Excerpted data:
================

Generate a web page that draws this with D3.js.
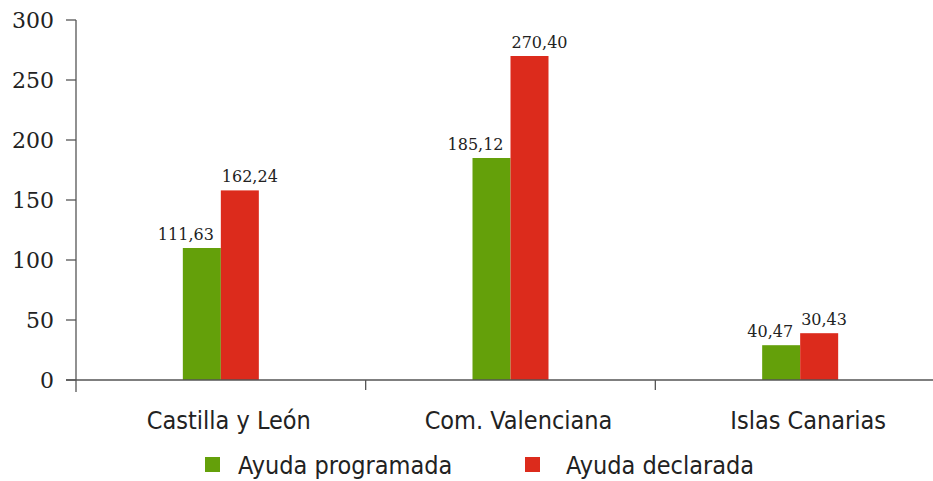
<!DOCTYPE html>
<html>
<head>
<meta charset="utf-8">
<script src="https://cdn.jsdelivr.net/npm/d3@7"></script>
<style>
  body { margin: 0; background: #fff; }
  svg { display: block; }
</style>
</head>
<body>
<svg id="chart"></svg>
<script>
const categories = ["Castilla y León", "Com. Valenciana", "Islas Canarias"];
const seriesNames = ["Ayuda programada", "Ayuda declarada"];
// bar heights as drawn in the picture
const programada = [110, 185, 29];
const declarada = [158, 270, 39];
// value labels as printed
const programadaLabels = ["111,63", "185,12", "40,47"];
const declaradaLabels = ["162,24", "270,40", "30,43"];
const yTicks = [0, 50, 100, 150, 200, 250, 300];

const width = 933;
const height = 481;
const green = "#64a00a";
const red = "#dc2b1c";
const axisColor = "#555";
const sansFont = "'DejaVu Sans Condensed', 'DejaVu Sans', sans-serif";

const svg = d3.select("#chart").attr("width", width).attr("height", height);

const y = d3.scaleLinear().domain([0, 300]).range([380, 20]);
const x0 = d3.scaleBand().domain(categories).range([76, 945]);
const x1 = d3.scaleBand().domain(seriesNames).range([-38, 38]);

// y axis
svg.append("line")
  .attr("x1", 76).attr("x2", 76)
  .attr("y1", y(300)).attr("y2", y(0) + 12)
  .attr("stroke", axisColor).attr("stroke-width", 1.3);

svg.append("g")
  .selectAll("line")
  .data(yTicks)
  .enter()
  .append("line")
  .attr("x1", 66).attr("x2", 76)
  .attr("y1", d => y(d)).attr("y2", d => y(d))
  .attr("stroke", axisColor).attr("stroke-width", 1.3);

svg.append("g")
  .selectAll("text")
  .data(yTicks)
  .enter()
  .append("text")
  .text(d => d)
  .attr("x", 54)
  .attr("y", d => y(d))
  .attr("dy", "0.36em")
  .attr("text-anchor", "end")
  .attr("font-family", "DejaVu Serif")
  .attr("font-size", 22)
  .attr("fill", "#222");

// bars
const rows = categories.map((c, i) => ({
  cat: c,
  vals: [
    { s: seriesNames[0], v: programada[i], label: programadaLabels[i], color: green },
    { s: seriesNames[1], v: declarada[i], label: declaradaLabels[i], color: red }
  ]
}));

const groups = svg.append("g")
  .selectAll("g")
  .data(rows)
  .enter()
  .append("g")
  .attr("transform", d => `translate(${x0(d.cat) + x0.bandwidth() / 2},0)`);

groups.selectAll("rect")
  .data(d => d.vals)
  .enter()
  .append("rect")
  .attr("x", d => x1(d.s))
  .attr("width", x1.bandwidth())
  .attr("y", d => y(d.v))
  .attr("height", d => y(0) - y(d.v))
  .attr("fill", d => d.color);

groups.selectAll("text")
  .data(d => d.vals)
  .enter()
  .append("text")
  .text(d => d.label)
  .attr("x", (d, i) => i === 0 ? x1(d.s) + x1.bandwidth() - 7 : x1(d.s) + 1)
  .attr("y", d => y(d.v) - 8)
  .attr("text-anchor", (d, i) => i === 0 ? "end" : "start")
  .attr("font-family", "DejaVu Serif")
  .attr("font-size", 16)
  .attr("fill", "#222");

// x axis
svg.append("line")
  .attr("x1", 66).attr("x2", width)
  .attr("y1", y(0)).attr("y2", y(0))
  .attr("stroke", axisColor).attr("stroke-width", 1.3);

svg.append("g")
  .selectAll("line")
  .data(categories.slice(1))
  .enter()
  .append("line")
  .attr("x1", d => x0(d)).attr("x2", d => x0(d))
  .attr("y1", y(0)).attr("y2", y(0) + 10)
  .attr("stroke", axisColor).attr("stroke-width", 1.3);

svg.append("g")
  .selectAll("text")
  .data(categories)
  .enter()
  .append("text")
  .text(d => d)
  .attr("x", d => x0(d) + x0.bandwidth() / 2 + 8)
  .attr("y", 429)
  .attr("text-anchor", "middle")
  .attr("font-family", sansFont)
  .attr("font-stretch", "condensed")
  .attr("font-size", 25)
  .attr("fill", "#222");

// legend
const legendX = [205, 525];
const legend = svg.append("g")
  .selectAll("g")
  .data(seriesNames)
  .enter()
  .append("g")
  .attr("transform", (d, i) => `translate(${legendX[i]},457)`);

legend.append("rect")
  .attr("width", 15).attr("height", 15)
  .attr("fill", (d, i) => i === 0 ? green : red);

legend.append("text")
  .text(d => d)
  .attr("x", (d, i) => i === 0 ? 33 : 41)
  .attr("y", 17)
  .attr("font-family", sansFont)
  .attr("font-stretch", "condensed")
  .attr("font-size", 25)
  .attr("fill", "#222");
</script>
</body>
</html>
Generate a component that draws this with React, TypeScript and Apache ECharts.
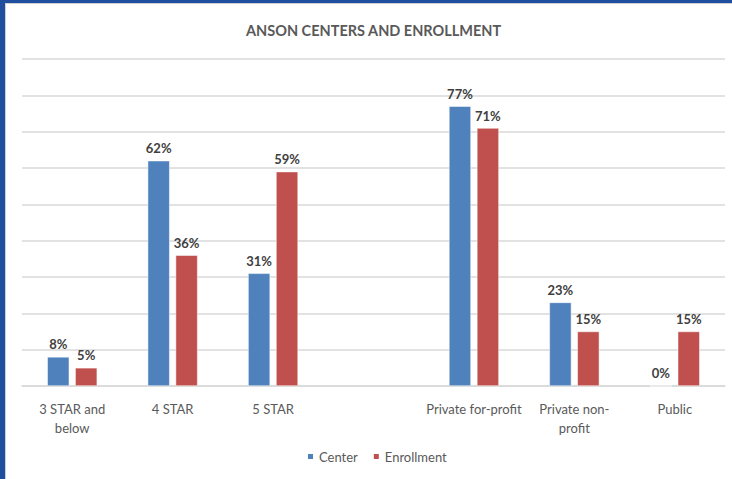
import React, { useEffect, useRef } from "react";
import * as echarts from "echarts";

const categories = ["3 STAR and\nbelow", "4 STAR", "5 STAR", "", "Private for-profit", "Private non-\nprofit", "Public"];
const centerValues: (number | string)[] = [8, 62, 31, "-", 77, 23, 0];
const enrollmentValues: (number | string)[] = [5, 36, 59, "-", 71, 15, 15];
const seriesNames = ["Center", "Enrollment"];
const titleText = "ANSON CENTERS AND ENROLLMENT";

export default function App() {
  const ref = useRef<HTMLDivElement>(null);
  useEffect(() => {
    const chart = echarts.init(ref.current!, undefined, { renderer: "svg" });
    const font = "Lato, 'Open Sans', sans-serif";
    const label = {
      show: true,
      position: "top" as const,
      distance: 6,
      formatter: (p: any) => p.value + "%",
      color: "#404040",
      fontWeight: "bold" as const,
      fontSize: 13,
      fontFamily: font,
    };
    chart.setOption({
      animation: false,
      backgroundColor: "#ffffff",
      textStyle: { fontFamily: font },
      title: {
        text: titleText,
        left: 241,
        top: 18,
        textStyle: { color: "#595959", fontSize: 14.5, fontWeight: "bold", fontFamily: font },
      },
      legend: {
        bottom: 11,
        left: 301,
        itemWidth: 7,
        itemHeight: 7,
        itemGap: 14,
        icon: "rect",
        textStyle: { color: "#595959", fontSize: 13, fontFamily: font },
        data: seriesNames,
      },
      grid: { left: 22, right: 7, top: 59, bottom: 93 },
      xAxis: {
        type: "category",
        data: categories,
        axisLine: { lineStyle: { color: "#D9D9D9", width: 1.5 } },
        axisTick: { show: false },
        axisLabel: {
          color: "#595959",
          fontSize: 13,
          fontFamily: font,
          margin: 13,
          lineHeight: 19,
          interval: 0,
        },
      },
      yAxis: {
        type: "value",
        min: 0,
        max: 90,
        interval: 10,
        axisLabel: { show: false },
        axisLine: { show: false },
        axisTick: { show: false },
        splitLine: { lineStyle: { color: "#D9D9D9", width: 1.5 } },
      },
      graphic: [
        { type: "rect", shape: { x: 0, y: 0, width: 5, height: 479 }, style: { fill: "#1F4E9E" } },
        { type: "rect", shape: { x: 0, y: 0, width: 732, height: 3 }, style: { fill: "#1F4E9E" } },
        { type: "rect", shape: { x: 5, y: 3, width: 1, height: 476 }, style: { fill: "#D0D0D0" } },
        { type: "rect", shape: { x: 5, y: 3, width: 727, height: 1 }, style: { fill: "#D0D0D0" } },
      ],
      series: [
        {
          name: seriesNames[0],
          type: "bar",
          data: centerValues,
          barWidth: 22,
          barGap: "27%",
          itemStyle: { color: "#4F81BD", borderColor: "#ffffff", borderWidth: 0.5 },
          label,
        },
        {
          name: seriesNames[1],
          type: "bar",
          data: enrollmentValues,
          barWidth: 22,
          itemStyle: { color: "#C0504D", borderColor: "#ffffff", borderWidth: 0.5 },
          label,
        },
      ],
    });
    return () => chart.dispose();
  }, []);
  return (
    <div style={{ position: "fixed", left: 0, top: 0, width: 732, height: 479 }}>
      <div ref={ref} style={{ width: 732, height: 479 }} />
    </div>
  );
}
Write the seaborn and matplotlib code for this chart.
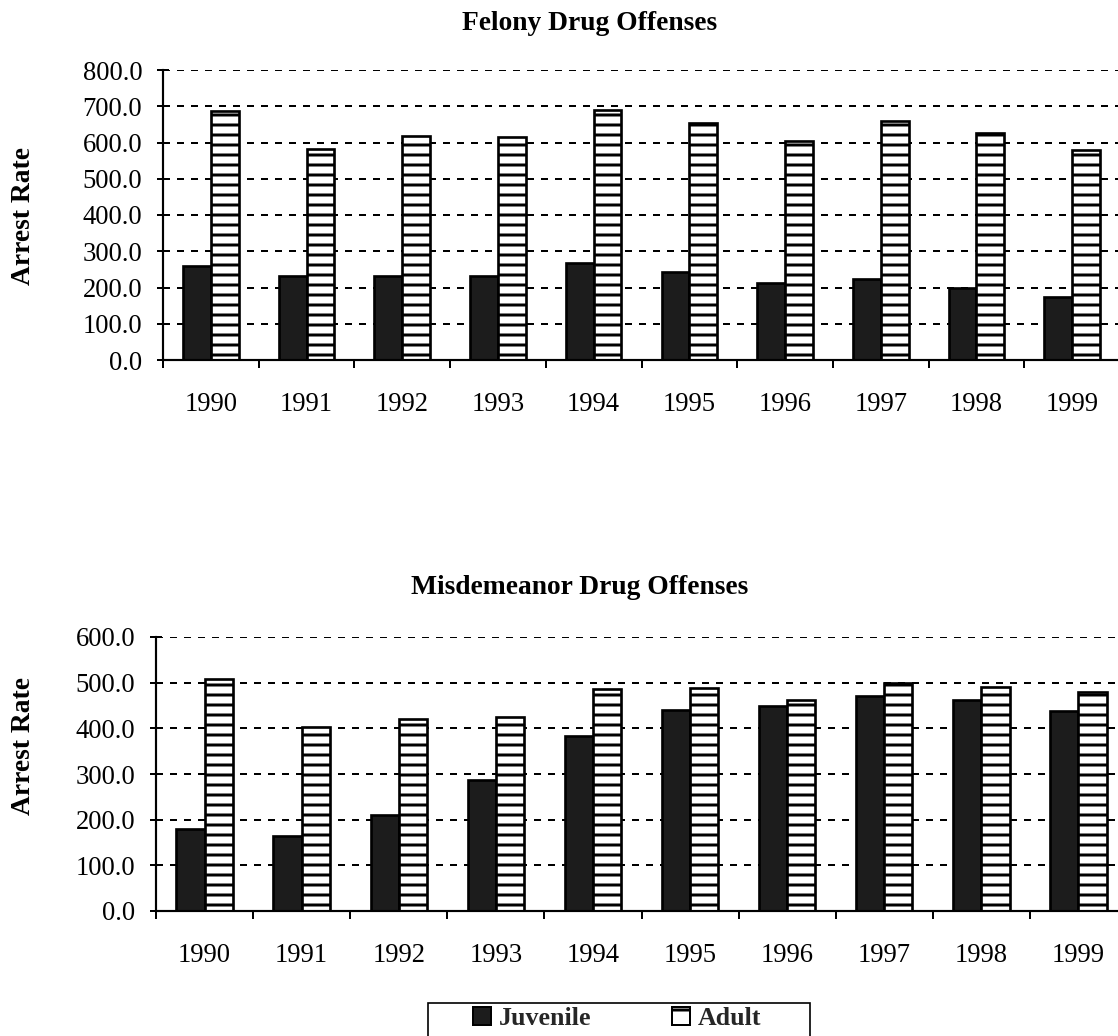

================

Above are the records; repeat their lines from the first through the line containing "const x1 = d3.scaleBand().domain(seriesNames).range([-38, 38]);", and leave out each picture.

Generate a web page that draws this with D3.js.
<!DOCTYPE html>
<html>
<head>
<meta charset="utf-8">
<script src="https://cdn.jsdelivr.net/npm/d3@7"></script>
<style>
  body { margin: 0; background: #fff; }
  svg { display: block; }
</style>
</head>
<body>
<svg id="chart"></svg>
<script>
const categories = ["Castilla y León", "Com. Valenciana", "Islas Canarias"];
const seriesNames = ["Ayuda programada", "Ayuda declarada"];
// bar heights as drawn in the picture
const programada = [110, 185, 29];
const declarada = [158, 270, 39];
// value labels as printed
const programadaLabels = ["111,63", "185,12", "40,47"];
const declaradaLabels = ["162,24", "270,40", "30,43"];
const yTicks = [0, 50, 100, 150, 200, 250, 300];

const width = 933;
const height = 481;
const green = "#64a00a";
const red = "#dc2b1c";
const axisColor = "#555";
const sansFont = "'DejaVu Sans Condensed', 'DejaVu Sans', sans-serif";

const svg = d3.select("#chart").attr("width", width).attr("height", height);

const y = d3.scaleLinear().domain([0, 300]).range([380, 20]);
const x0 = d3.scaleBand().domain(categories).range([76, 945]);
const x1 = d3.scaleBand().domain(seriesNames).range([-38, 38]);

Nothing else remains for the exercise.